• _PROBLEM DETAILS_: In the material below, please retype the lines from the very first through the one with "import * as", exactly and without pictures.

··· MATERIAL ···

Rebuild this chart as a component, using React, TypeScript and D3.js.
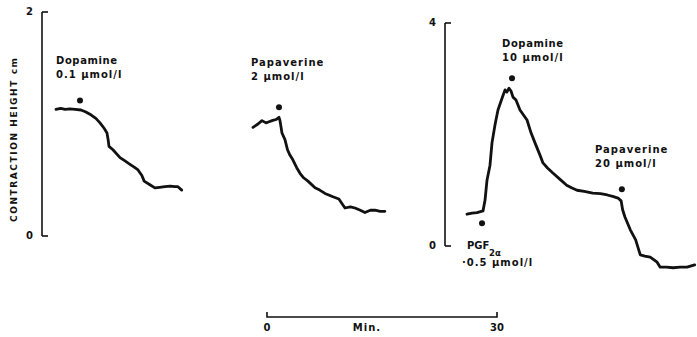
import React from "react";
import * as d3 from "d3";

// time in min, contraction height in cm
const trace1 = [
  [0, 1.13], [0.6, 1.14], [1.2, 1.13], [1.8, 1.135], [2.5, 1.13], [3.26, 1.125], [3.9, 1.107],
  [4.6, 1.08], [5.2, 1.05], [5.74, 1.01], [6.3, 0.96], [6.65, 0.92], [6.8, 0.86], [6.91, 0.8],
  [7.43, 0.77], [8.35, 0.7], [9.0, 0.67], [9.65, 0.64], [10.2, 0.615], [10.7, 0.59], [11.2, 0.54],
  [11.5, 0.49], [12.3, 0.455], [12.9, 0.43], [13.5, 0.435], [14.2, 0.44], [14.9, 0.445],
  [15.5, 0.44], [15.9, 0.44], [16.4, 0.41],
];
const trace2 = [
  [0, 0.97], [0.65, 1.0], [1.17, 1.03], [1.7, 1.01], [2.1, 1.02], [2.48, 1.03], [3.0, 1.04],
  [3.39, 1.06], [3.52, 1.03], [3.78, 0.92], [4.17, 0.86], [4.5, 0.77], [4.83, 0.72], [5.2, 0.68],
  [5.7, 0.61], [6.13, 0.56], [6.6, 0.52], [7.17, 0.49], [8.09, 0.43], [8.7, 0.41], [9.39, 0.38],
  [10.43, 0.35], [11.2, 0.33], [12.0, 0.25], [12.7, 0.26], [13.3, 0.25], [14.0, 0.23],
  [14.6, 0.21], [15.3, 0.23], [15.9, 0.23], [16.6, 0.22], [17.2, 0.22],
];
const trace3 = [
  [0, 0.57], [0.65, 0.59], [1.3, 0.6], [2.09, 0.63], [2.35, 0.82], [2.61, 1.18], [3.0, 1.45],
  [3.26, 1.85], [3.65, 2.17], [4.04, 2.44], [4.57, 2.65], [4.96, 2.8], [5.2, 2.76], [5.48, 2.83],
  [5.74, 2.78], [6.0, 2.67], [6.39, 2.62], [6.91, 2.44], [7.83, 2.26], [8.35, 2.03], [8.87, 1.85],
  [9.52, 1.63], [9.91, 1.49], [10.5, 1.4], [11.2, 1.31], [12.1, 1.2], [13.0, 1.09], [13.7, 1.04],
  [14.35, 1.0], [15.3, 0.98], [16.4, 0.95], [17.4, 0.94], [18.3, 0.915], [19.0, 0.89], [19.7, 0.86],
  [20.1, 0.81], [20.3, 0.65], [20.6, 0.52], [21.3, 0.29], [22.0, 0.11], [22.2, 0.02], [22.6, -0.16],
  [23.2, -0.18], [23.9, -0.2], [24.8, -0.29], [25.2, -0.38], [26.0, -0.38], [26.9, -0.39],
  [27.8, -0.38], [28.7, -0.38], [29.7, -0.34],
];

// drug additions: [time, height]
const marks1 = [[3.13, 1.21]];
const marks2 = [[3.39, 1.15]];
const marks3 = [[1.96, 0.41], [5.87, 3.01], [20.2, 1.02]];

const ticks12 = [0, 2];
const ticks3 = [0, 4];
const barTicks = [0, 30];

const font = "'DejaVu Sans', sans-serif";

export default function App() {
  const bar = d3.scaleLinear().domain([0, 30]).range([267, 497]);
  const span = bar(30) - bar(0);
  const x1 = d3.scaleLinear().domain([0, 30]).range([56, 56 + span]);
  const x2 = d3.scaleLinear().domain([0, 30]).range([253, 253 + span]);
  const x3 = d3.scaleLinear().domain([0, 30]).range([467, 467 + span]);
  const y12 = d3.scaleLinear().domain([0, 2]).range([236, 12]);
  const y3 = d3.scaleLinear().domain([0, 4]).range([246, 23]);

  const path = (data: number[][], x: any, y: any) =>
    d3.line<number[]>().x(d => x(d[0])).y(d => y(d[1]))(data) as string;

  const txt = { fontFamily: font, fontSize: 10, fontWeight: "bold" as const, letterSpacing: 1, fill: "#111" };

  const axis = (ax: number, y: any, ticks: number[]) => (
    <g>
      <line x1={ax} x2={ax} y1={y(ticks[0])} y2={y(ticks[1])} stroke="#111" strokeWidth={1.6} />
      {ticks.map(t => (
        <g key={t}>
          <line x1={ax} x2={ax + 6} y1={y(t)} y2={y(t)} stroke="#111" strokeWidth={1.6} />
          <text x={ax - 9} y={y(t) + 3} textAnchor="end" style={{ ...txt, letterSpacing: 0 }}>{t}</text>
        </g>
      ))}
    </g>
  );

  const trace = (data: number[][], marks: number[][], x: any, y: any) => (
    <g>
      <path d={path(data, x, y)} fill="none" stroke="#111" strokeWidth={2.8} strokeLinejoin="round" strokeLinecap="round" />
      {marks.map((m, i) => (
        <circle key={i} cx={x(m[0])} cy={y(m[1])} r={3} fill="#111" />
      ))}
    </g>
  );

  return (
    <svg width={697} height={337} style={{ position: "absolute", left: 0, top: 0, background: "#fff" }}>
      <text transform="translate(17,140) rotate(-90)" textAnchor="middle"
        style={{ ...txt, fontSize: 9, letterSpacing: 0 }} textLength={164} lengthAdjust="spacing">
        CONTRACTION HEIGHT cm
      </text>

      {axis(42, y12, ticks12)}
      {axis(445, y3, ticks3)}

      {trace(trace1, marks1, x1, y12)}
      {trace(trace2, marks2, x2, y12)}
      {trace(trace3, marks3, x3, y3)}

      <text x={56} y={64} style={{ ...txt, letterSpacing: 0.6 }}>Dopamine</text>
      <text x={56} y={78} style={txt}>0.1 μmol/l</text>
      <text x={251} y={66} style={txt}>Papaverine</text>
      <text x={251} y={80} style={txt}>2 μmol/l</text>
      <text x={502} y={47} style={{ ...txt, letterSpacing: 0.6 }}>Dopamine</text>
      <text x={502} y={61} style={txt}>10 μmol/l</text>
      <text x={595} y={153} style={txt}>Papaverine</text>
      <text x={595} y={167} style={txt}>20 μmol/l</text>
      <text x={467} y={249} style={{ ...txt, letterSpacing: 0 }}>PGF</text>
      <text x={489} y={256} style={{ ...txt, fontSize: 8.5, letterSpacing: 0 }}>2α</text>
      <text x={462} y={266} style={txt}>·0.5 μmol/l</text>

      <path d={`M${bar(0)},${312}V${317}H${bar(30)}V${312}`} fill="none" stroke="#111" strokeWidth={1.6} />
      {barTicks.map(t => (
        <text key={t} x={bar(t)} y={331} textAnchor="middle" style={{ ...txt, letterSpacing: 0 }}>{t}</text>
      ))}
      <text x={bar(15) - 15} y={331} textAnchor="middle" style={txt}>Min.</text>
    </svg>
  );
}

···

• _THE ANSWER_:
Rebuild this chart as a component, using React, TypeScript and D3.js.
import React from "react";
import * as d3 from "d3";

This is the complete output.